I usually don’t get terribly worked up about a film adaptation of a book because most of them are…OK. They’re usually being adapted by someone who at least likes the book. And even if it’s a cash grab for a book with ephemeral popularity (I’m looking at you, the Da Vinci Code), they’ll at least hire someone competent to do it. But the occasional things in the wings of the distribution — movies that failed the book or movies that improved upon the book — are a fun source of debate.
There are dozens of blog posts out there on this subject and 538 did a statistical analysis a while back. But for this post, I’m going to limit myself to books I’ve actually read and films I’ve actually seen. This is a significant handicap because there many great films that have sprung from mediocre books. Hitchcock, in particular, had a talent for turning mediocre or good books into such amazing films that no one has ever read the books they are based on. And, conversely, there are many great books that been turned into truly dreadful movies that I feel no inclination to see.
But I’m going to rely on my own judgement here, which requires familiarity with both versions. So there will be no Forrest Gump or Full Metal Jacket on this list because I haven’t read the books. Nor will there Alice in Wonderland or The Time Machine (2002 edition) because I haven’t seen the films. Feel free to add films on your own but only if you’re familiar with both.
Going through my library and thinking about it overnight, here’s my short list of films that, in my opinion, were significantly better than the book:
The Firm: When I first saw this Tom Cruise flick, I enjoyed it. It is well-paced and has some good tension and intrigue. I was told that the book was even better and so I read it. I did not find it to be so. The book is good but its third act is anti-climatic and drags on eternally as it seeks out a resolution. The movie’s resolution is a bit too neat, but at least it’s relatively quick. And, honestly, I’ll watch almost anything with Holly Hunter in it.

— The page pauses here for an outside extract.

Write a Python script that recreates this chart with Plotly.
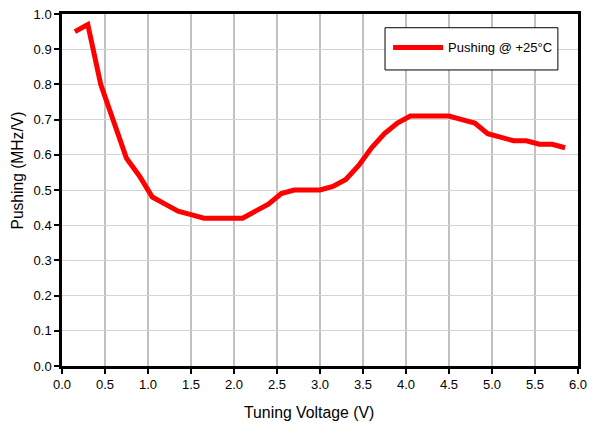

The Godfather The book is good but has some odd subplots (most notoriously, the Ballad of Lucy Mancini’s Enormous Vagina1.) It also contains one of the most disturbing scenes I’ve ever read involving Luca Brasi. It’s not bad, per se. But it’s not the masterpiece the movie is. Mario Puzo used to joke that he would have written the book better if he’d known so many people would read it.
Blade Runner This might start a bar fight or two. But while the book is good, the film is amazing, highlighted by the late Rutger Hauer’s closing soliloquy, one of the most iconic scenes in the history of film.
Jaws Another one where the book is OK but the film is masterpiece. The book takes its time and has a needless subplot involving Brody’s wife having an affair. The movie cleans up the narrative and adds a number of great scenes that are not in the book, most notably Robert Shaw’s riveting tale of the Indianapolis.
I think that Jaws might be an under-rated movie at this point. The way it revolutionized film has now become standard. But watch the movie like a film critic: look at how it is shot, how it laid out, how it develops. It really is a great well-made movie.
The Shawshank Redemption Decent novella, astonishing motion picture. And The Green Mile and Stand by Me are also good books and great movies. King’s movies tend to end up either really good or really bad. There was a time, in the 80s, when King adaptations were mediocre at best, and many were outright terrible. But starting with Misery, there was a marked improvement. We still only get about one great adaptation a decade, but I’ll take that.
The reason why King’s adaptations tend to be either very good or very bad is that his books work by creating identifiable characters and then putting them through the wringer. Good King adaptations build films around those great characters (Bates’ Annie Wilkes, Hanks’ Paul Edgecombe, Nicholson’s Jack Torrance) and their reactions to events. Bad adaptations tend to focus on the events and regard the characters as mere plot devices.
The Princess Bride Look, the book is good. I enjoyed it and recommend it. But the movie is on another level.
The Spy Who Loved Me I once blogged my way through the entire Bond canon, ending with Quantum of Solace. Spy is a great Bond movie, easily the best of Roger Moore’s tenure. The book, while decent, has nothing whatsoever to do with the movie. Many Bond films improved upon the books although the best — From Russia With Love — adopted the book pretty much verbatim.
Battlefield Earth Ok, I’m joking around. But I’m also a bit serious. I never got far into the book because I found it a bit turgid and boring. Those who have read it have told me it’s mediocre. The film, by contrast, is so bad it actually has entertainment value as the worst movie ever made. There was a period of time when it was on cable almost every night and I probably watched it half a dozen times. I’m generally not someone who likes to watch bad movies for entertainment value. They almost always cross me as just … bad movies. Maybe I was enjoying the schedenfreude a bit too much. But the movie is a landmark of cinema, elevating a pedestrian piece of sci-fi schlock into a truly epically abysmally terrible movie that will be remembered long after the book is forgotten.